As a septuagenarian-matriarch, she presided over a large extended family; her every wish was obeyed as if it was a command. Her husband had passed away five years before leaving behind a wealthy family that comprised two sons, their wives and five grandchildren; their two daughters were happily married and lived elsewhere. The family was not always rich and has had to struggle in early years to make a decent living. She had then stood behind her husband through thick and thin and ensured that their four children did not feel the pinch of the deprivation of those hard and difficult days. Sooner rather than later, the business flourished and the family's fortunes turned for the better; it was a happy and content family.
She was in the pink of health and enthusiastically performed all of her daily chores. Then one afternoon, her end came suddenly as she was having her daily siesta in an easy chair; her head fell limply sideways. Both the sons were in their office, older children in schools and the daughter-in-laws in their own quarters; it was the youngest son who raised the alarm. She was duly cremated and the rituals observed.
Over the years, I had become a mentor of sorts for the older son who would come to me off and on to take advice on one or another business issue. One evening after theUthala, he came over and started crying like a child. I made him sit in a chair and narrated him the following story.

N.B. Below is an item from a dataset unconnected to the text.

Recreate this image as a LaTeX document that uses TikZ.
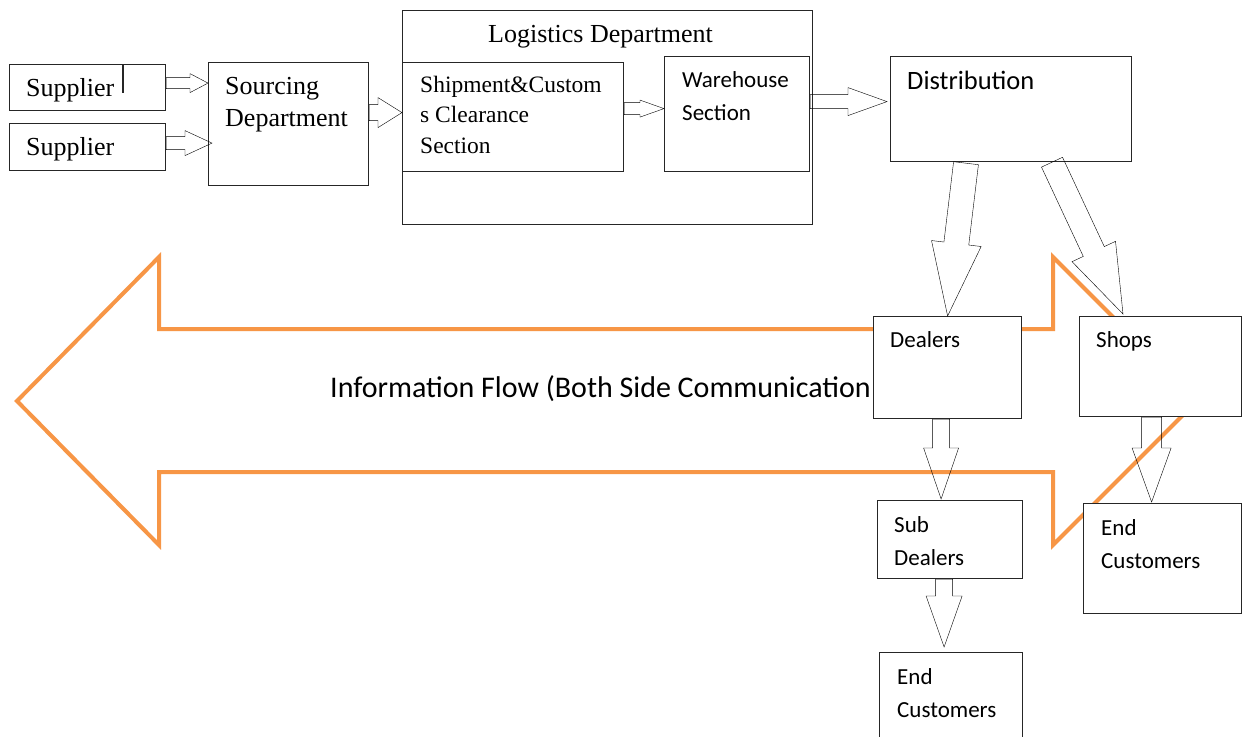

In the Lahore of mid-1930s, a young mother, not even 23, died leaving behind her distraught husband and three sons, the oldest being just four and the youngest a little over one. An older half-sister was there but she was also very young. Somehow, the boys were raised by their widower-father with the help of nannies and an occasionally-visiting aunt. There was no one to hold their hand and guide them in their childhood years. As an insurance agent, the father was busy all day visiting prospective clients. Yet, he tried to take care of his children within his limitations. At times, he would take them on a tonga to a restaurant or the Lawrence Gardens for a little outing; that was his way of showing his affection. Then came the independence and the partition in 1947 and the family migrated as refugees to Dehra Dun. Here too, the father worked hard to bring up the motherless children. Over the years, those boys and the girl grew into teenagers without ever knowing what was a mother's love and affection.
You have no reason to cry. You all have been so fortunate to have had in abundance the love and affection of your mother for such a long time; your mother too has lived a healthy and full life; she had enjoyed to the full the love and the caring that you all gave her in ample measure; she had relished playing with her doting grandchildren. In her long life, your mother had always been thoughtful and considerate, and took care of the comforts of all of her children and grandchildren.
Instead of crying over her death, you rather need to celebrate her demise. She had been a true mother in every sense of the term; she neither ever caused you any trouble nor inconvenienced you when she was alive. And when she died, she made sure that she went away quietly and peaceably without making any fuss. She would not want you to cry. She was at ease when she lived and equally content when she died.
I was that 4-year old unfortunate boy with two younger siblings whose mother had died in the Lahore of mid-1930s; we all were raised by nannies, some caring and others uncaring. We did not ever experience the warmth of a mother's love; we were never put to sleep by a mother's lullaby. We were unfortunate not to have felt a mother's love or her touch. Suddenly I blurted, "Oh, Mother", and started crying for the mother's love that I was not fortunate enough to have experienced.
On this Mother's Day, those who are so very fortunate to have had the love and affection of their mothers must cherish what they have, for there is no greater boon than a mother's love. And shed a tear or two for those like me who grew up without knowing what a mother's love and affection is.